Google’s head of developer relations and vice president of developer X Jeanine Banks asserted that a neuro-inclusive design approach will stand out. By the end of 2025, she predicted, user adoption will have increased five-fold for developers that begin their projects with an emphasis on neuro-inclusiveness, creating with simplicity and removing distractions.
Seven principles, according to Banks, will be crucial for achieving this degree of accessibility: balance, proportion, unity, light, color, space, and patterns.
2. Adoption of curated open source on a large scale
Four out of five developers will adopt curated open source, which will add a degree of accountability to today’s free or “as-is” open source, according to Eric Brewer, VP of infrastructure and Google fellow. As part of its Assured Open Source Software (AOSS) business, the internet behemoth already provides selected open source.
3. Automated SecOps Processes
Iman Ghanizada, Google’s worldwide manager of autonomous security operations, predicts that by the end of 2025, up to 90% of security operations workflows will be automated and handled as code. This will be accomplished by Google using services like Community Security Analytics and Chronicle to enable continuous detection and reaction.
4. A four-day workweek powered by AI
Iman’s prediction was followed by that of Kamelia Aryafar, senior director of engineering at Google Cloud AI, who asserted that the main impetus for the shift to a four-day workweek will be artificial intelligence (AI). She stressed that advances in AI, like Google’s Vertex AI, will automate jobs and allow teams to do the work of five days in just four.
5. The majority of data will be used in real-time
By the end of 2025, according to Irina Farooq, analytics product leader at Google Cloud, 90% of all data will be actionable in real-time. With innovations like Dataplex (which automates data administration and governance, unifies distributed data, and supports unstructured data), support for Apache Spark on BigQuery, and support for unstructured data, she claimed that Google is making it possible.
6. No distinction between transactional and analytical processes
Transactional and analytical database workloads have existed separately for a long time. But according to Andi Gutmans, vice president and general manager of databases at Google, these obstacles will vanish by the end of 2025. Spanner, Cloud SQL, BigTable, and AlloyDB, among other Google Cloud services, will play a part in making that happen, according to him.
7. Cloud infrastructure decisions are made automatically
In the next three years, more than half of cloud infrastructure choices, according to Amin Vahdat, VP and GM of systems and services infrastructure at Google, will be automated. According to him, this change will depend on the usage patterns, scale, and performance requirements of a company.
8. Priority will be given to sustainability
Steren Giannini, group product manager at Google, expects that things will soon change with sustainability taking the lead. For a long time, developers have concentrated on creating projects and apps with a focus on security, dependability, and performance. He points out that up to three out of every four developers will use sustainability as the main guiding element for their initiatives. To this goal, Google provides a carbon footprint calculator to assess how using the cloud affects sustainability.
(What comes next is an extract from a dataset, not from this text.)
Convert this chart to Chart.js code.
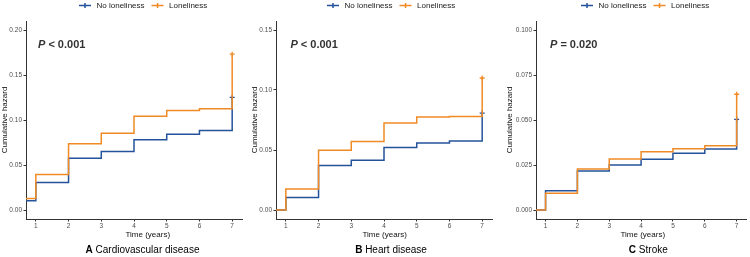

9. The effects of multi-cloud
As a result of multi-cloud features offered on the market, such as Anthos and BigQuery Omni, Richard Seroter, director of DevRel and outbound product management, predicts that more than half of all enterprises using the public cloud will switch their primary cloud provider.
10. It will all be low-code/no-code
Last but not least, Jana Mandic, a Google engineering manager, predicted that no-code and low-code will dominate businesses in the upcoming three years. In the future, she said, more than half of all commercial applications will be created by people who do not identify as professional developers. Notably, Gartner also expects that by 2025, more than 70% of new apps will be powered by low-code/no-code technologies.